I've already discussed this with the Mercurial guru's 2 years ago and the
outcome was that for each move, a new revlog is created with at least one
full revision and a backpointer to the original location of the file.
Somebody supposed they wanted to save some disk seeks (by avoiding looking
at the older different history file which would be necessary in order to
process deltas when they did not have that initial full revision).
The Mercurial Guru's believe in "disk space is cheap".
In my mind this is the one major point where Mercurial went the wrong way,
and it leads to more problems.
Not being an official tester, I didn't know you were collecting Mercurial
feedback for a report, so the following did not make it into that report:
Mercurial lacks support for cheap inline feature branching and you always
have to clone the whole repo (note that I do not mean 'named branches' in
a single repo which Mercurial supports because those cannot be removed
from history anymore and they also would be pushed if you push from the
repo).
This costs tons of additional disk space and CPU time because you have to
rebuild everything from the ground up (object files, executables,
libraries etc.) as a feature branch (you call it CWS) always means a
separate new directory tree in Mercurial.
With Git you can switch from one branch to another one and - provided your
makefile dependencies are correctly setup - you just need to recompile and
relink the affected parts (because all changed files get current date on
the switch of branches), in other words you don't need the generated
object files, libraries and so forth n-times (though you can have it
seperately as in Mercurial, if you really wish).
Even the repo history must be duplicated in Mercurial if the clone is not
to be placed on the same physical filesystem because the hardlinks don't
work in this case (which requires n times the storage).

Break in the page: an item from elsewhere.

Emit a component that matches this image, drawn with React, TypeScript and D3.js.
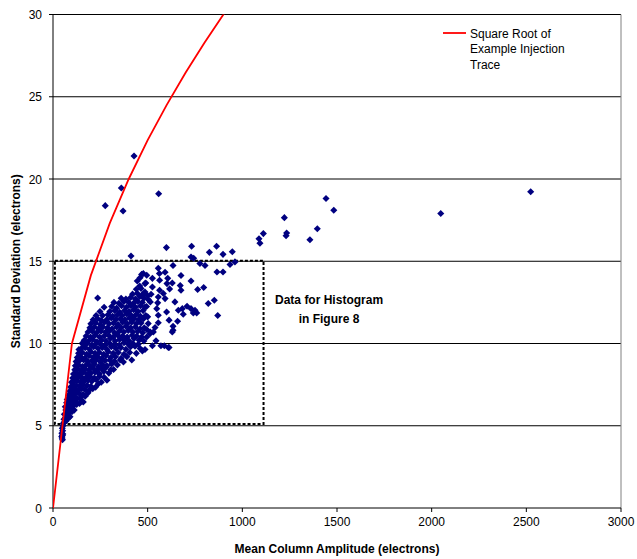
import React from 'react';
import * as d3 from 'd3';

// axis ticks
const xTicks = [0, 500, 1000, 1500, 2000, 2500, 3000];
const yTicks = [0, 5, 10, 15, 20, 25, 30];

// square root of the example injection trace (mean, sqrt)
const traceMean = [0, 100, 200, 300, 400, 500, 600, 700, 800, 900, 1000];
const traceSqrt = [0, 10, 14.14, 17.32, 20, 22.36, 24.49, 26.46, 28.28, 30, 31.62];

// region used for the histogram (mean range, std range)
const boxMean = [10, 1112];
const boxStd = [5.1, 15.03];

const legendText = ['Square Root of', 'Example Injection', 'Trace'];
const boxText = ['Data for Histogram', 'in Figure 8'];
const boxTextMean = 1458;
const boxTextStd = [12.39, 11.23];

// column points: [mean amplitude, std deviation]
const denseCore: [number, number][] = [
  [48, 4.25], [50, 4.4], [47, 4.55], [51, 4.7], [49, 4.85], [53, 5.0], [46, 4.35], [52, 4.5], [50, 4.15],
  [55, 5.15], [62, 5.25], [70, 5.3], [58, 5.4], [66, 5.5], [80, 5.45], [90, 5.55], [75, 5.6],
  [60, 5.7], [72, 5.75], [85, 5.8], [100, 5.85], [68, 5.95], [95, 6.0], [112, 5.95], [80, 6.05],
  [65, 6.15], [78, 6.2], [92, 6.25], [108, 6.2], [125, 6.3], [140, 6.35], [72, 6.4], [88, 6.45], [103, 6.5], [118, 6.45], [150, 6.5], [160, 6.45],
  [75, 6.6], [86, 6.65], [98, 6.7], [113, 6.75], [128, 6.65], [145, 6.7], [170, 6.8], [82, 6.85], [95, 6.9], [110, 6.95], [125, 7.0], [140, 6.95], [158, 6.9], [185, 7.0],
  [88, 7.1], [100, 7.15], [115, 7.2], [132, 7.15], [150, 7.25], [168, 7.2], [190, 7.15], [210, 7.25], [93, 7.35], [108, 7.4], [123, 7.45], [140, 7.4], [160, 7.5], [180, 7.45], [200, 7.4], [240, 7.55], [225, 7.35],
  [98, 7.65], [112, 7.7], [128, 7.75], [145, 7.65], [165, 7.7], [185, 7.75], [205, 7.7], [228, 7.8], [255, 7.65], [285, 7.77], [104, 7.9], [120, 7.95], [137, 8.0], [155, 7.9], [175, 7.95], [195, 8.0], [218, 7.9], [245, 8.0], [270, 7.95],
  [108, 8.15], [125, 8.2], [142, 8.1], [160, 8.25], [180, 8.15], [200, 8.2], [222, 8.25], [245, 8.15], [268, 8.3], [295, 8.2], [115, 8.4], [132, 8.45], [150, 8.35], [170, 8.45], [190, 8.4], [212, 8.5], [235, 8.4], [258, 8.45], [280, 8.55], [320, 8.42], [305, 8.4],
  [118, 8.65], [135, 8.7], [155, 8.6], [175, 8.7], [195, 8.65], [218, 8.75], [240, 8.6], [262, 8.7], [285, 8.65], [310, 8.75], [340, 8.7], [372, 8.88], [122, 8.9], [140, 8.95], [162, 9.0], [185, 8.9], [205, 8.95], [228, 9.0], [250, 8.9], [275, 8.95], [300, 9.0], [325, 8.92], [355, 9.0],
  [128, 9.15], [146, 9.2], [168, 9.1], [190, 9.25], [212, 9.15], [235, 9.2], [258, 9.1], [280, 9.25], [305, 9.15], [330, 9.2], [360, 9.1], [390, 9.2], [416, 9.0], [135, 9.4], [155, 9.45], [178, 9.35], [200, 9.5], [222, 9.4], [245, 9.45], [268, 9.35], [292, 9.5], [318, 9.4], [345, 9.45], [375, 9.35], [405, 9.45], [440, 9.4], [472, 9.55],
  [137, 9.64], [150, 9.7], [170, 9.75], [192, 9.65], [215, 9.8], [238, 9.7], [260, 9.75], [284, 9.65], [308, 9.8], [332, 9.7], [358, 9.75], [385, 9.65], [410, 9.8], [433, 9.84], [460, 9.7], [158, 9.95], [180, 10.0], [205, 9.9], [228, 10.0], [252, 9.95], [276, 9.9], [300, 10.0], [325, 9.95], [350, 9.9], [375, 10.05], [398, 9.95], [422, 10.0], [450, 9.95], [157, 10.04],
  [165, 10.2], [188, 10.15], [210, 10.25], [232, 10.1], [256, 10.2], [280, 10.15], [303, 10.3], [328, 10.15], [352, 10.25], [378, 10.2], [402, 10.15], [428, 10.3], [455, 10.2], [480, 10.15], [175, 10.45], [198, 10.4], [222, 10.5], [246, 10.4], [270, 10.45], [294, 10.5], [318, 10.4], [342, 10.5], [368, 10.45], [392, 10.4], [418, 10.5], [442, 10.45], [468, 10.4],
  [185, 10.7], [208, 10.75], [230, 10.65], [254, 10.75], [278, 10.7], [300, 10.8], [325, 10.65], [350, 10.75], [374, 10.7], [398, 10.8], [422, 10.7], [448, 10.75], [474, 10.65], [195, 10.95], [218, 11.0], [240, 10.9], [264, 11.0], [288, 10.95], [312, 10.9], [336, 11.0], [360, 10.95], [385, 11.05], [410, 10.95], [435, 11.0], [460, 10.9], [482, 10.95],
  [200, 11.2], [225, 11.25], [250, 11.15], [254, 11.41], [272, 11.3], [296, 11.2], [320, 11.25], [344, 11.15], [368, 11.3], [392, 11.2], [416, 11.3], [440, 11.2], [465, 11.25], [212, 11.45], [236, 11.5], [284, 11.45], [308, 11.55], [332, 11.45], [356, 11.5], [380, 11.45], [404, 11.55], [428, 11.5], [452, 11.45], [478, 11.5],
  [228, 11.7], [262, 11.7], [290, 11.75], [315, 11.65], [340, 11.75], [365, 11.7], [390, 11.8], [414, 11.7], [438, 11.75], [462, 11.65], [490, 11.7], [248, 11.95], [300, 11.95], [326, 12.0], [352, 11.9], [378, 12.0], [402, 11.95], [426, 12.05], [450, 11.95], [476, 12.0],
  [270, 12.2], [310, 12.25], [336, 12.15], [362, 12.3], [388, 12.2], [412, 12.3], [436, 12.2], [462, 12.3], [494, 12.25], [236, 12.77], [322, 12.5], [348, 12.45], [375, 12.55], [400, 12.5], [425, 12.45], [448, 12.55], [472, 12.5],
  [360, 12.75], [385, 12.7], [410, 12.8], [435, 12.7], [458, 12.85], [480, 12.75], [420, 13.0], [445, 13.05], [470, 12.95], [500, 12.9],
  [440, 13.3], [465, 13.34], [482, 13.07], [490, 13.68], [458, 13.5], [477, 14.25], [460, 14.0], [445, 13.8], [468, 14.2], [412, 15.32],
];

const sparseUpper: [number, number][] = [
  [599, 15.83], [732, 15.91], [864, 15.91], [826, 15.54], [898, 15.42], [947, 15.58], [729, 15.26], [743, 15.18],
  [776, 14.86], [803, 14.74], [935, 14.8], [961, 14.96], [634, 14.74], [556, 14.57], [866, 14.35], [898, 14.35],
  [562, 14.25], [592, 14.33], [495, 14.15], [676, 14.13], [525, 13.96], [563, 13.84], [606, 13.96], [486, 13.64],
  [602, 13.64], [630, 13.68], [729, 13.8], [672, 13.52], [525, 13.44], [563, 13.24], [616, 13.32], [764, 13.28],
  [796, 13.4], [676, 13.24], [486, 13.13], [518, 12.99], [583, 13.04], [556, 12.83], [503, 12.67], [592, 12.73],
  [514, 12.53], [644, 12.53], [553, 12.47], [820, 12.43], [852, 12.63], [708, 12.26], [683, 12.12], [662, 12.02],
  [729, 12.12], [750, 12.02], [741, 11.86], [486, 12.22], [548, 12.12], [600, 11.92], [688, 11.78], [759, 11.86],
  [870, 11.7], [556, 11.72], [500, 11.62], [613, 11.42], [556, 11.26], [658, 11.35], [503, 11.21], [634, 11.05],
  [539, 10.97], [495, 10.85], [634, 10.81], [514, 10.7], [630, 10.7], [544, 10.16], [525, 9.86], [570, 9.86],
  [613, 9.76], [486, 9.64], [495, 10.4], [512, 10.6], [530, 10.7], [609, 9.76], [588, 9.86],
];

const outliers: [number, number][] = [
  [428, 21.4], [361, 19.45], [276, 18.38], [370, 18.05], [558, 19.1], [2523, 19.23], [2048, 17.9],
  [1442, 18.82], [1483, 18.1], [1222, 17.65], [1111, 16.68], [1088, 16.37], [1093, 16.1],
  [1234, 16.72], [1231, 16.55], [1396, 16.98], [1357, 16.31],
];

const W = 637;
const H = 559;
const margin = { left: 53, right: 16, top: 14.5, bottom: 51 };
const font = 'Arial, "Liberation Sans", sans-serif';

export default function App() {
  const x = d3.scaleLinear().domain([0, 3000]).range([margin.left, W - margin.right]);
  const y = d3.scaleLinear().domain([0, 30]).range([H - margin.bottom, margin.top]);

  const tracePts = traceMean.map((m, i) => [m, traceSqrt[i]] as [number, number]);
  const line = d3.line<[number, number]>().x(d => x(d[0])).y(d => y(d[1]));
  const diamond = d3.symbol(d3.symbolSquare, 25)();
  const allPts = [...denseCore, ...sparseUpper, ...outliers];

  const [x0, x1] = x.range();
  const [yb, yt] = y.range();

  return (
    <svg width={W} height={H} style={{ position: 'absolute', left: 0, top: 0, display: 'block' }} fontFamily={font}>
      <defs>
        <clipPath id="plot">
          <rect x={x0} y={yt} width={x1 - x0} height={yb - yt} />
        </clipPath>
      </defs>
      <rect width={W} height={H} fill="#fff" />
      {yTicks.map(t => (
        <g key={t}>
          {t > 0 && <line x1={x0} x2={x1} y1={y(t)} y2={y(t)} stroke="#000" strokeWidth={1} />}
          <line x1={x0 - 4} x2={x0} y1={y(t)} y2={y(t)} stroke="#000" />
          <text x={x0 - 11} y={y(t) + 4.5} textAnchor="end" fontSize={12}>{t}</text>
        </g>
      ))}
      <line x1={x1} x2={x1} y1={yt} y2={yb} stroke="#808080" />
      {xTicks.map(t => (
        <g key={t}>
          <line x1={x(t)} x2={x(t)} y1={yb} y2={yb + 4} stroke="#000" />
          <text x={x(t)} y={yb + 18} textAnchor="middle" fontSize={12}>{t}</text>
        </g>
      ))}
      <line x1={x0} x2={x1} y1={yb} y2={yb} stroke="#000" />
      <line x1={x0} x2={x0} y1={yt} y2={yb} stroke="#000" />

      <rect
        x={x(boxMean[0])}
        y={y(boxStd[1])}
        width={x(boxMean[1]) - x(boxMean[0])}
        height={y(boxStd[0]) - y(boxStd[1])}
        fill="none"
        stroke="#000"
        strokeWidth={2}
        strokeDasharray="3,2"
      />
      {boxText.map((s, i) => (
        <text key={s} x={x(boxTextMean)} y={y(boxTextStd[i])} textAnchor="middle" fontSize={12} fontWeight="bold">{s}</text>
      ))}

      <g>
        {allPts.map((p, i) => (
          <path key={i} d={diamond} transform={`translate(${x(p[0])},${y(p[1])}) rotate(45)`} fill="#000080" />
        ))}
      </g>

      <path d={line(tracePts) || ''} fill="none" stroke="#ff0000" strokeWidth={1.8} clipPath="url(#plot)" />

      <line x1={443} x2={466} y1={33} y2={33} stroke="#ff0000" strokeWidth={1.8} />
      {legendText.map((s, i) => (
        <text key={s} x={470} y={37.5 + i * 15.5} fontSize={12}>{s}</text>
      ))}

      <text x={(x0 + x1) / 2} y={553} textAnchor="middle" fontSize={12} fontWeight="bold">
        Mean Column Amplitude (electrons)
      </text>
      <text transform={`translate(20,${(yt + yb) / 2}) rotate(-90)`} textAnchor="middle" fontSize={12} fontWeight="bold">
        Standard Deviation (electrons)
      </text>
    </svg>
  );
}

Furthermore you would possibly need multiple repository clones to keep
track of several remote branches in Mercurial.
With Git you can follow multiple remote branches in just one repo, you can
setup cheap branches which can be completely removed from history (when
everything is integrated upstream) and you can have one base-repo
somewhere in your filesystem and multiple clones elsewhere which just
reference the base repo without copying it.